The Solution
The Problem: A Deadly Status Quo
The trucking system at the Ports of Los Angeles and Long Beach is broken: it fails workers, has caused a public health crisis for San Pedro Bay communities, and prevents business from expanding. There are 2,400 deaths a year caused by the pollution related to port trucking and freight transportation.
- Children and residents are plagued by diesel emissions from old, dirty trucks
- Workers make poverty wages with no benefits and few legal rights
- Industry businesses are constrained by a driver shortage and port inefficiencies
- Security is compromised by instability at the high-risk, high-value harbors
Our children should be out of breath from playing tag, not from simply breathing the air in their homes and neighborhoods. We cannot halt this deadly pollution if buying new trucks and cleaning the air remains the responsibility of underpaid port drivers who are now wrongly classified as "independent contractors."
The Solution: A Strong "Clean Trucks Program"
The Los Angeles and Long Beach Ports have an obvious interest in clean, safe, sustainable growth, generating new sources of revenue, and securing the Port complex. In April, the joint Harbor Commissions released the Clean Trucks Program, a comprehensive plan to reduce port emissions by requiring trucking companies to meet new labor and environmental standards to improve public health and safety.

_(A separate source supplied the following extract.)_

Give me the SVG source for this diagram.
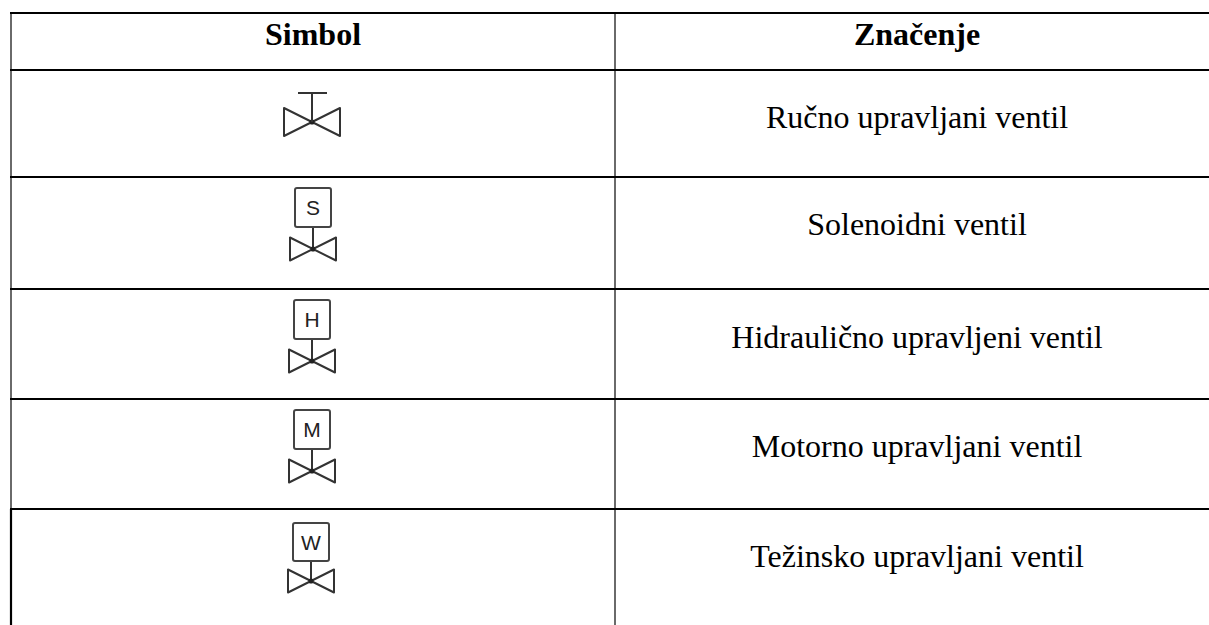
<svg xmlns="http://www.w3.org/2000/svg" width="1209" height="625" viewBox="0 0 1209 625">
<style>
.hl{stroke:#000;stroke-width:2.2;fill:none}
.vl{stroke:#6a6a6a;stroke-width:2;fill:none}
.sym{stroke:#333;stroke-width:2;fill:none;stroke-linejoin:round}
.box{stroke:#444;stroke-width:2;fill:#fff}
.t{font-family:"Liberation Serif","Times New Roman",serif;font-size:32px;fill:#000;text-anchor:middle}
.th{font-family:"Liberation Serif","Times New Roman",serif;font-size:32px;font-weight:bold;fill:#000;text-anchor:middle}
.lt{font-family:"Liberation Sans",Arial,sans-serif;font-size:21px;fill:#222;text-anchor:middle}
</style>
<defs>
<g id="valve">
<path class="sym" d="M-23,-11.5 L-23,11.5 L23,-11.5 L23,11.5 Z"/>
<circle r="2.6" fill="#222"/>
</g>
</defs>
<rect width="1209" height="625" fill="#fff"/>
<g id="grid">
<line class="vl" x1="11" y1="13" x2="11" y2="509"/>
<line x1="11" y1="509" x2="11" y2="625" stroke="#000" stroke-width="2.2"/>
<line class="vl" x1="615" y1="13" x2="615" y2="625"/>
<line class="hl" x1="10" y1="13" x2="1209" y2="13"/>
<line class="hl" x1="10" y1="70" x2="1209" y2="70"/>
<line class="hl" x1="10" y1="177" x2="1209" y2="177"/>
<line class="hl" x1="10" y1="289" x2="1209" y2="289"/>
<line class="hl" x1="10" y1="399" x2="1209" y2="399"/>
<line class="hl" x1="10" y1="509" x2="1209" y2="509"/>
</g>
<g id="header">
<text class="th" x="313" y="45">Simbol</text>
<text class="th" x="917" y="45">Značenje</text>
</g>
<g id="row1">
<path class="sym" d="M-28,-14 L-28,14 L28,-14 L28,14 Z" transform="translate(312,122)"/>
<circle cx="312" cy="122" r="2.6" fill="#222"/>
<line class="sym" x1="312" y1="93" x2="312" y2="122"/>
<line class="sym" x1="298" y1="93" x2="327" y2="93"/>
<text class="t" x="917" y="128">Ručno upravljani ventil</text>
</g>
<g id="row2">
<line class="sym" x1="313" y1="227" x2="313" y2="249"/>
<rect class="box" x="295" y="188" width="36" height="39" rx="2"/>
<text class="lt" x="313" y="215">S</text>
<use href="#valve" x="313" y="249"/>
<text class="t" x="917" y="235">Solenoidni ventil</text>
</g>
<g id="row3">
<line class="sym" x1="312" y1="339" x2="312" y2="361"/>
<rect class="box" x="294" y="300" width="36" height="39" rx="2"/>
<text class="lt" x="312" y="327">H</text>
<use href="#valve" x="312" y="361"/>
<text class="t" x="917" y="348">Hidraulično upravljeni ventil</text>
</g>
<g id="row4">
<line class="sym" x1="312" y1="449" x2="312" y2="471"/>
<rect class="box" x="294" y="410" width="36" height="39" rx="2"/>
<text class="lt" x="312" y="437">M</text>
<use href="#valve" x="312" y="471"/>
<text class="t" x="917" y="457">Motorno upravljani ventil</text>
</g>
<g id="row5">
<line class="sym" x1="311" y1="561" x2="311" y2="581"/>
<rect class="box" x="293" y="523" width="36" height="38" rx="2"/>
<text class="lt" x="311" y="550">W</text>
<use href="#valve" x="311" y="581"/>
<text class="t" x="917" y="567">Težinsko upravljani ventil</text>
</g>
</svg>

Replacing the independent contractor system with a stable workforce of company drivers is a critical component of the program. The employee-based business model for trucking will promote greater port efficiency, lower emissions, increase security, and create good jobs for drivers.
The Coalition for Clean & Safe Ports supports the harbor commissioners' move to make environmental accountability the cost of doing business in the San Pedro Bay. Major corporations like Wal-Mart, Target and Home Depot who ship the cargo through our ports can afford to pay for new green trucks.
Unfortunately, motor carriers and their big-box shipper clients have launched a campaign to preserve the status quo. The trucking industry's bid to maintain the current system isn't just putting children in the San Pedro Bay at risk - it's killing them.
That's why the Ports need to strengthen their Clean Trucks Program. The initial proposal is good start, but kids will continue to die if all port drivers are not immediately employed by the trucking companies who hire them - it's the only way to keep companies competitive while making them responsible and liable for clean trucks.
If the Ports ever hope to remove the barriers to expansion, harbor commissioners must make bold changes to require the cleanest available fleets and stabilize the workforce now - our children's lives literally depend on it.